Another park we sauntered through, along with so many others out enjoying the weather, was Parc J.F. Kennedy - a luscious patch of green amidst the hustle and bustle of the city traffic. The aspect that I found uplifting about this park is that it’s home to numerous cats that laze in the sun, lick their coats and slowly blink their eyes as they tolerate your presence – a cat is a gato no matter where you roam! They are cared for by the city which supplies them with bowls of water and food, and they are available for adoption if one of the little cuties grabs your heart! What a civilized idea.

The people are so friendly and were most accommodating to our lack of speaking Spanish. On numerous occasions we had people say, “I’m so sorry my English is not that good.” We only wished our Spanish was half as good as their English! TIP: Many people will try to speak English, but it is only polite to know some useful Spanish phrases, and knowing the basic numbers will come in handy.

When it came to eating within our vegan lifestyle we would utter, “Nos veganos.” From there, we had no problems. One experience we had certainly sticks out from the rest – in fact it sticks out from any experience we have ever had across the world with respect to any restaurant and that was at Vivaldi’s, an Italian/Peruvian gem.

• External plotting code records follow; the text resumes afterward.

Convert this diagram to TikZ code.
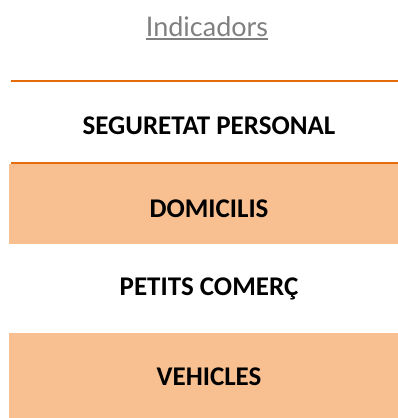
\documentclass[tikz,border=0pt]{standalone}
\usepackage{fontspec}
\setmainfont{Carlito}
\newfontfamily\titlefont{Lato}
\usepackage{xcolor}
\usepackage{tikz}
\usetikzlibrary{positioning}

\definecolor{boxorange}{HTML}{F8BF91}
\definecolor{lineorange}{HTML}{E46C0A}
\definecolor{titlegray}{HTML}{808080}

\begin{document}
\begin{tikzpicture}[x=1pt, y=-1pt,
    rowtext/.style={anchor=base, inner sep=0pt, font=\bfseries\fontsize{27}{32}\selectfont},
    rowbox/.style={anchor=north west, fill=boxorange, minimum width=389pt, inner sep=0pt},
    rule/.style={draw=lineorange, line width=2.6pt}]
    \useasboundingbox (0,0) rectangle (398,418);
    % orange boxes
    \node[rowbox, minimum height=80pt] (box1) at (9,164) {};
    \node[rowbox, minimum height=85pt] (box2) at (9,333) {};
    % title
    \node[anchor=base, inner sep=0pt, text=titlegray, font=\titlefont\fontsize{27}{32}\selectfont] (title) at (207,36) {Indicadors};
    \draw[titlegray, line width=1.8pt] ([yshift=-2.6pt]title.base west) -- ([yshift=-2.6pt]title.base east);
    % rules round the first row
    \coordinate (line1_w) at (11,81);
    \coordinate (line1_e) at (398,81);
    \coordinate (line2_w) at (11,163);
    \coordinate (line2_e) at (398,163);
    \draw[rule] (line1_w) -- (line1_e);
    \draw[rule] (line2_w) -- (line2_e);
    % row texts
    \node[rowtext] (row1) at (209,134) {SEGURETAT PERSONAL};
    \node[rowtext] (row2) at (209,217) {DOMICILIS};
    \node[rowtext] (row3) at (209,295) {PETITS COMERÇ};
    \node[rowtext] (row4) at (209,385) {VEHICLES};
\end{tikzpicture}
\end{document}
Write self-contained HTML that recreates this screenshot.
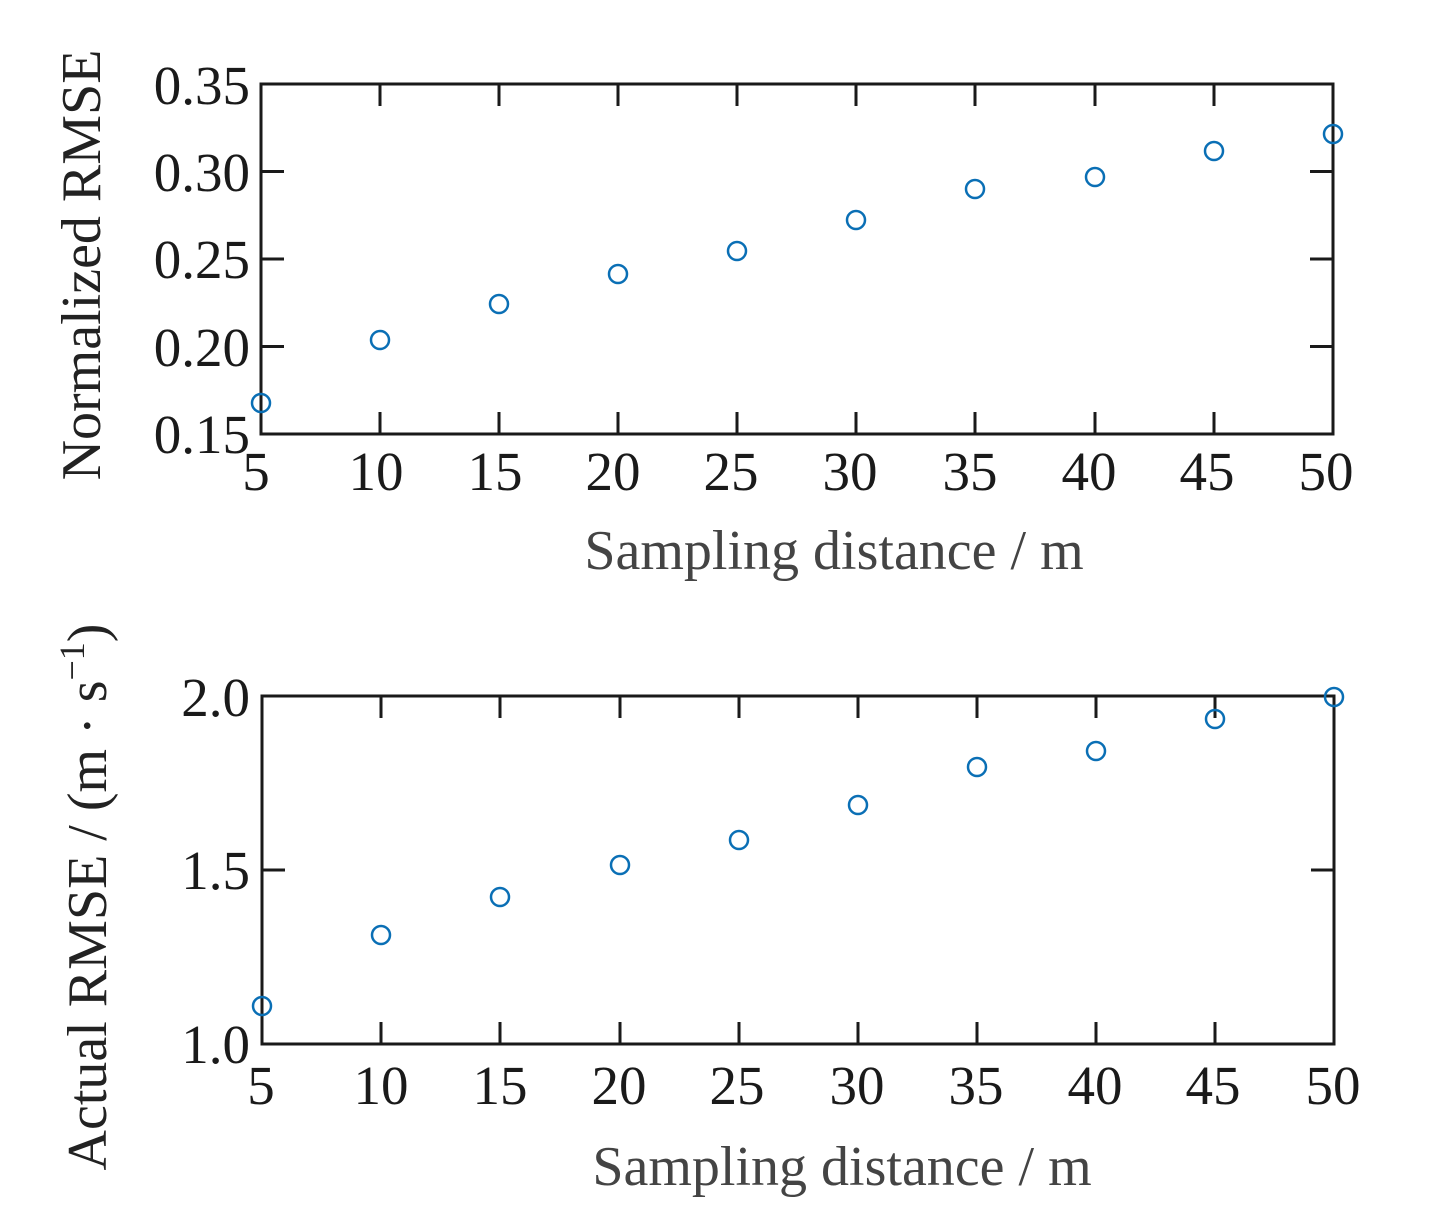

TIP: Vivaldi’s is in the San Isido sector of Lima on Av Camino Real 415. It is worth the visit… and try to get Marco Antonio as your server! You won’t regret it.

I can’t give our server, Marco, enough praise. He treated us like royalty. As soon as he heard we were vegans, he said, “Leave it to me!” And he did not disappoint! We could not believe the feast he brought us – dishes of wild rice, beans, mixed veggies sautéed with ginger, mushroom caps that melted in your mouth and a plum dessert to die for. The only thing missing was the quinoa. In fact, we had a very difficult time getting quinoa – from the country where the grain originated!

We didn’t spend too much time in the old part of the city, but what we saw was very impressive and worth taking a tour around.

TIP: There are several large “squares” or parks throughout this area, but the Plaza de Armas is one of the main squares and is surrounded by some very stunning architecture – including the Peruvian equivalent of the White House where the President resides. We also took a tour of the catacombs under an old Spanish monastery – creepy, but interesting.


When we weren’t on buses, we used taxis to get around, but to be sure, Sunday traffic is a lot less nerve-wracking than Friday evening traffic – trust us, we know. We ventured out to the local Harley Davidson to pick up some souvenirs one Friday and almost died five times in our attempt to get there and back to our hotel!

TIP: Peruvian taxis don't run on meters, so you need to arrange a price with the driver before accepting the ride. If you have no idea how much the fare should be, try reducing the driver's price by a small amount. We found it helpful to ask someone beforehand, such as a hotel receptionist, how much a taxi to your destination should cost. They also have Uber.

Well that’s the first of the bucket list entries. What will be next as we venture further inland, across the Andes to the land of the Incas?